I started working when I was 7 years old. One of my older brothers had a paper route on 94th Street in Jackson Heights, N.Y., and I was his assistant. We had 16 apartment buildings, with 120 papers to deliver. The four buildings with elevators were his; the other 12 five-storied walkups were mine. He did his two on one side of the street while I did my six, then we'd meet and cross the street to do the other side. We used to race on both sides to see who'd finish first, but no matter how fast I ran up and down those stairs, my brother always won.
Most days I couldn't get my arms around the papers, especially on Thursdays, when they were loaded up with ads. My brother used to count them and stack them on top of my head, leaving me to wobble off with both hands raised to keep them from falling off. I'd climb to the fifth floor first and drop them off at doorways coming down, because I thought it was faster. After two or three buildings, I could usually slip them down under my arm and balance them on my hip.

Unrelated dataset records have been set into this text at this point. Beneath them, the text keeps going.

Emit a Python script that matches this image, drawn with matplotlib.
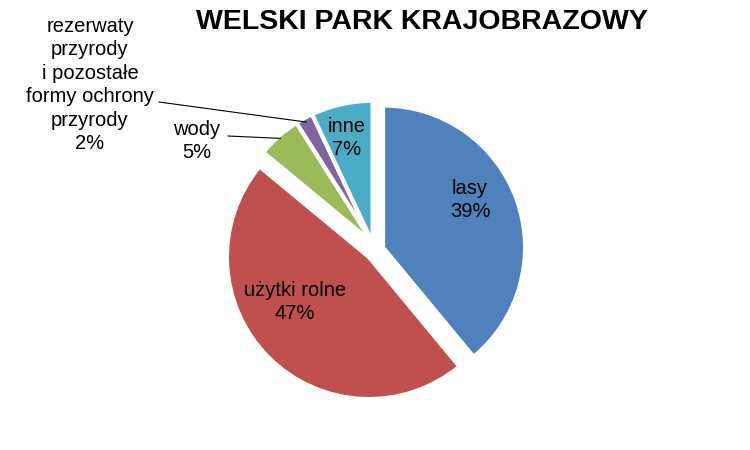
import numpy as np
import matplotlib

matplotlib.use('Agg')
import matplotlib.pyplot as plt

plt.rcParams['font.family'] = ['Liberation Sans', 'DejaVu Sans']

# dane: udział form użytkowania terenu (%)
labels = ['lasy', 'użytki rolne', 'wody',
          'rezerwaty\nprzyrody\ni pozostałe\nformy ochrony\nprzyrody', 'inne']
values = [39, 47, 5, 2, 7]
colors = ['#4F81BD', '#C0504D', '#9BBB59', '#8064A2', '#4BACC6']
title = 'WELSKI PARK KRAJOBRAZOWY'

W, H = 750, 450
fig = plt.figure(figsize=(W / 100, H / 100), dpi=100)
ax = fig.add_axes([0, 0, 1, 1])
ax.set_xlim(0, W)
ax.set_ylim(0, H)
ax.axis('off')

cx, cy, R = 376, H - 250, 142
wedges, _ = ax.pie(values, colors=colors, startangle=90, counterclock=False,
                   center=(cx, cy), radius=R,
                   wedgeprops=dict(edgecolor='white', linewidth=3))
ax.set_xlim(0, W)
ax.set_ylim(0, H)
ax.set_aspect('equal')

# wysunięcie: lasy, użytki rolne, reszta razem
def shift(ws, dist):
    t1 = min(w.theta1 for w in ws)
    t2 = max(w.theta2 for w in ws)
    a = np.deg2rad((t1 + t2) / 2)
    for w in ws:
        w.set_center((cx + dist * np.cos(a), cy + dist * np.sin(a)))

shift([wedges[0]], 7.5)
shift([wedges[1]], 10)
shift(wedges[2:], 8)

def edge_point(w, k=0.98):
    a = np.deg2rad((w.theta1 + w.theta2) / 2)
    x0, y0 = w.center
    return x0 + k * R * np.cos(a), y0 + k * R * np.sin(a)

fs = 14.5
ls = 1.3
pct = ['%d%%' % v for v in values]
ax.text(470, H - 200, labels[0] + '\n' + pct[0], ha='center', va='center', fontsize=fs, linespacing=ls)
ax.text(295, H - 302, labels[1] + '\n' + pct[1], ha='center', va='center', fontsize=fs, linespacing=ls)
ax.text(347, H - 138, labels[4] + '\n' + pct[4], ha='center', va='center', fontsize=fs, linespacing=ls)
ax.text(197, H - 141, labels[2] + '\n' + pct[2], ha='center', va='center', fontsize=fs, linespacing=ls)
ax.text(90, H - 85, labels[3] + '\n' + pct[3], ha='center', va='center', fontsize=fs, linespacing=ls)

# linie odniesienia
ex, ey = edge_point(wedges[2])
ax.plot([228, ex], [H - 136, ey], color='black', lw=0.8)
ex, ey = edge_point(wedges[3], 0.97)
ax.plot([159, ex], [H - 102, ey], color='black', lw=0.8)

ax.text(422, H - 22, title, ha='center', va='center', fontsize=20.5, fontweight='bold')

fig.savefig('out.png', dpi=100)
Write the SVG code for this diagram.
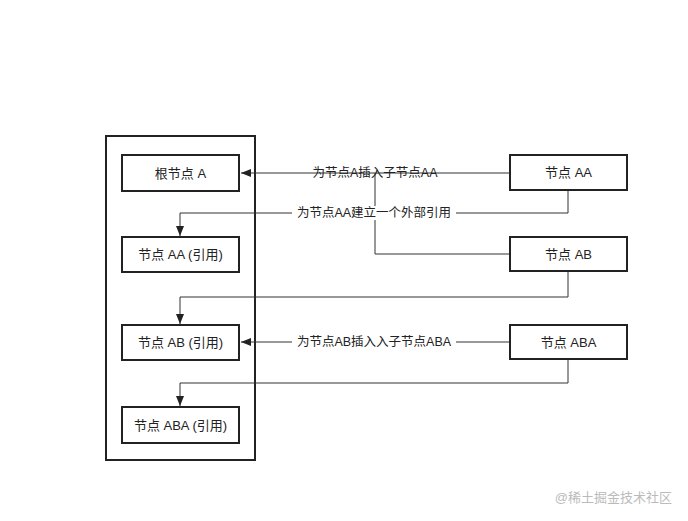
<svg xmlns="http://www.w3.org/2000/svg" width="688" height="521" viewBox="0 0 688 521">
<style>
.box{fill:#fff;stroke:#222;stroke-width:2}
.t{font-family:"Liberation Sans","Noto Sans CJK SC",sans-serif;font-size:13px;fill:#222;text-anchor:middle;dominant-baseline:central}
.c{fill:none;stroke:#333;stroke-width:1}
.lbl{font-family:"Liberation Sans","Noto Sans CJK SC",sans-serif;font-size:12.5px;fill:#222;text-anchor:middle;dominant-baseline:central}
</style>
<defs><marker id="ar" viewBox="0 0 10 10" refX="10" refY="5" markerWidth="10" markerHeight="10" markerUnits="userSpaceOnUse" orient="auto"><path d="M0,1 L10,5 L0,9 Z" fill="#222"/></marker></defs>
<rect width="688" height="521" fill="#fff"/>
<g id="container"><rect x="106" y="136" width="149" height="324" fill="none" stroke="#222" stroke-width="2"/></g>
<g id="connectors">
<path class="c" d="M510,173 H241" marker-end="url(#ar)"/>
<path class="c" d="M510,254 H375 V173"/>
<path class="c" d="M568,190 V213 H180 V236" marker-end="url(#ar)"/>
<path class="c" d="M568,271 V297 H180 V324" marker-end="url(#ar)"/>
<path class="c" d="M510,342 H241" marker-end="url(#ar)"/>
<path class="c" d="M568,359 V383 H180 V406" marker-end="url(#ar)"/>
<text class="lbl" x="375" y="173">为节点A插入子节点AA</text>
<rect x="292" y="206" width="164" height="14" fill="#fff"/>
<text class="lbl" x="374" y="213">为节点AA建立一个外部引用</text>
<rect x="292" y="335" width="164" height="14" fill="#fff"/>
<text class="lbl" x="374" y="342">为节点AB插入入子节点ABA</text>
</g>
<g id="root"><rect class="box" x="122" y="155" width="117" height="36"/><text class="t" x="180.5" y="173">根节点 A</text></g>
<g id="refAA"><rect class="box" x="122" y="237" width="117" height="35"/><text class="t" x="180.5" y="254.5">节点 AA (引用)</text></g>
<g id="refAB"><rect class="box" x="122" y="325" width="117" height="35"/><text class="t" x="180.5" y="342.5">节点 AB (引用)</text></g>
<g id="refABA"><rect class="box" x="122" y="407" width="117" height="36"/><text class="t" x="180.5" y="425">节点 ABA (引用)</text></g>
<g id="AA"><rect class="box" x="510" y="155" width="117" height="35"/><text class="t" x="568.5" y="172.5">节点 AA</text></g>
<g id="AB"><rect class="box" x="510" y="237" width="117" height="34"/><text class="t" x="568.5" y="254">节点 AB</text></g>
<g id="ABA"><rect class="box" x="510" y="325" width="117" height="34"/><text class="t" x="568.5" y="342">节点 ABA</text></g>
<text x="672" y="497" font-family="Liberation Sans,Noto Sans CJK SC,sans-serif" font-size="13" fill="#bbb" text-anchor="end" dominant-baseline="central">@稀土掘金技术社区</text>
</svg>
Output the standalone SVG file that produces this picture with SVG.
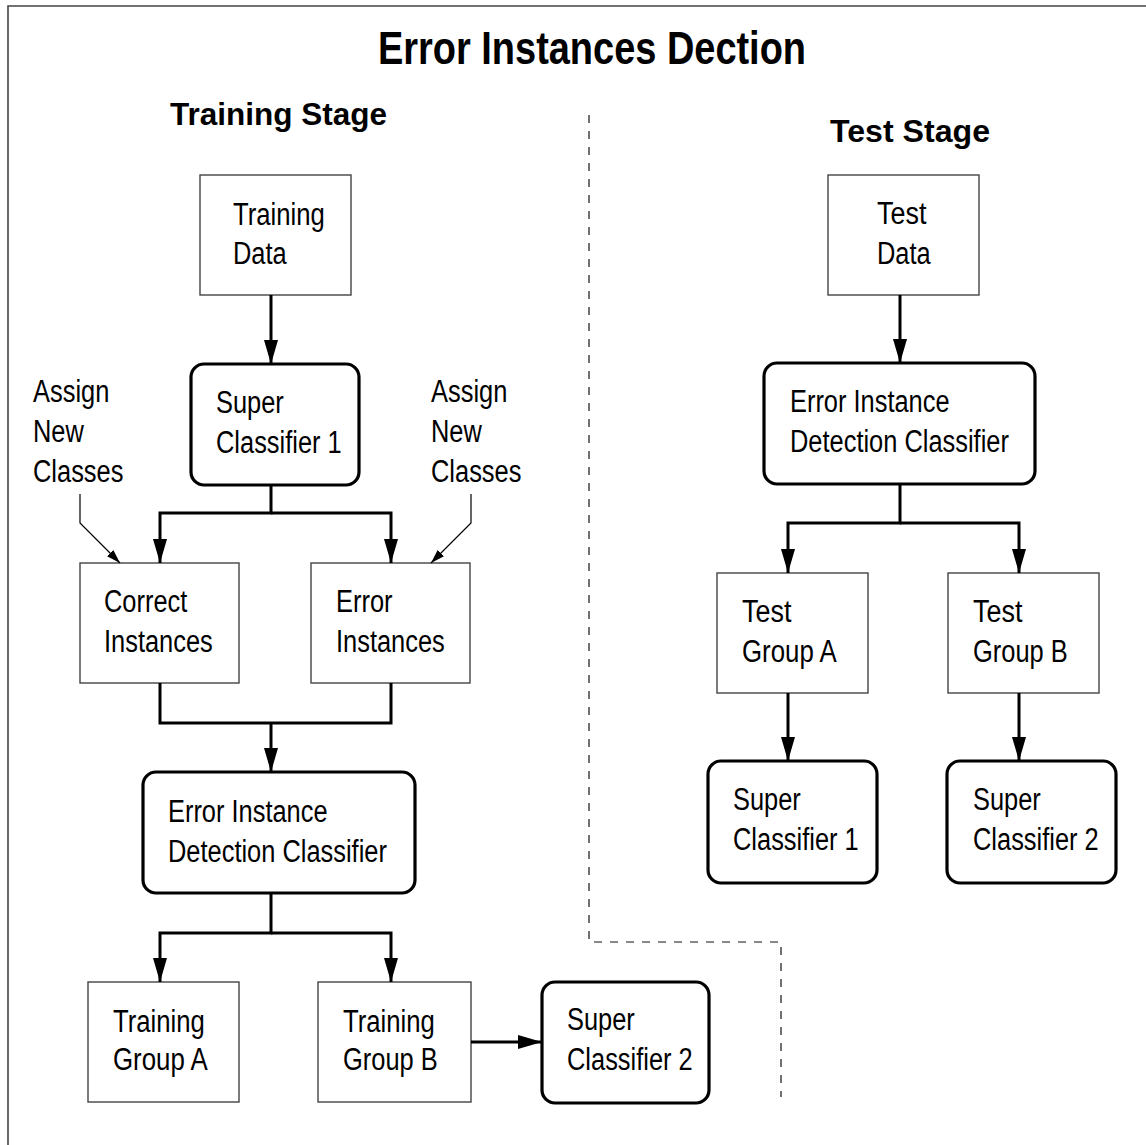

My brother had the route for two years. During that time, we worked seven days a week, 365 days a year. On Sundays, my mother would wake us up at 5 a.m. so we'd get back home in time to change clothes for the 9 a.m. Mass. It was still dark when we left and scary going down into the unlit cellar for our shopping cart-lifted from the local A&P-so we'd joke and push and shove one another, hoping our little subterfuge would frighten off anyone lurking in the shadows.
My brother made about $20 a week. Two of those dollars were mine. That was a lot of money for a 7-year-old in the late '50s. I had a little bank shaped like a cash register that only took dimes, and that's how I made him pay me. Every time I put one in, I'd pull the lever down slowly and watch the total go up accordingly.
When it filled at $10, I'd take the money out and bring it to the real bank in a sock. I'd walk up to the counter, and the nice woman would spill them out and count them by twos so our figures would jibe. When she finished, she'd ask for my passport savings book and take it to this huge machine that looked like a typewriter. She'd roll the book through it like a piece of paper and type in my deposit, including any interest I'd earned since my last visit, which showed up in red. I was in awe when she gave it back, not so much for the amount I had, but for what I thought it would soon become. One day, when I had enough, I was going to buy my mother the mink coat she always wanted, just as I'd always promised her.
No matter how much I put away, I always kept a little for myself. I loved Venus Paradise coloring sets, all those cool-colored pencils I could use to fill in all those numbered spaces. If I kept the points really sharp and pressed hard, I could hide the numbers I was coloring over, leaving me with a beautiful picture. Since I couldn't draw for shit, those pencils made me feel like an accomplished artist.
One year after shopping for Christmas presents, I had a few bucks left over, so I bought myself a new Hardy Boys book-a real treat, as all my others were used and didn't have covers. When I went home and showed it to my mother, she scolded me for being selfish. Her criticism angered me. I kept hearing my father's voice telling me that if I wanted something badly enough, I'd find a way to get it for myself. Wasn't that what I'd done?
I never read that book in front of anyone. I saved it until late at night, when my other brothers and my sister fell asleep. I read under my covers with a flashlight, which I sneaked from the hallway closet. The book was The Missing Chums. It's still my favorite.
My brother lives in Baltimore now and has his own business. Sometimes when we joke around and rehash the old days, he tells me he feels bad for exploiting me, but I tell him not to worry, I never saw it that way. I was happy working for him; I had more money than anyone I knew. Besides, when we went collecting on Thursday and Friday nights, he always took me to the candy store, where we'd pig out on ice sodas and candy bars, at his expense. I can still see myself sitting there, 7 or 8 years old, 8:30 at night with a spoonful of whipped cream in my face-that said something, didn't it?
As for me, I'm still the assistant, though I like to think of myself as a facilitator. There are those who give orders and those who make them happen. I've had at least 40 or 50 jobs since then, some better than others, some worse, but I've always managed. It's taken me a long time to realize that all skills are marketable, even if it's just a warm smile and some flexibility. People need that in the workplace, and I've gotten very good at it. Just keep them happy and feeling good about themselves, and they'll take care of you-that's my mantra.
I still have a jar in my closet where I keep my change and never use my debit card. I like to pay in cash, if only for the feel of it.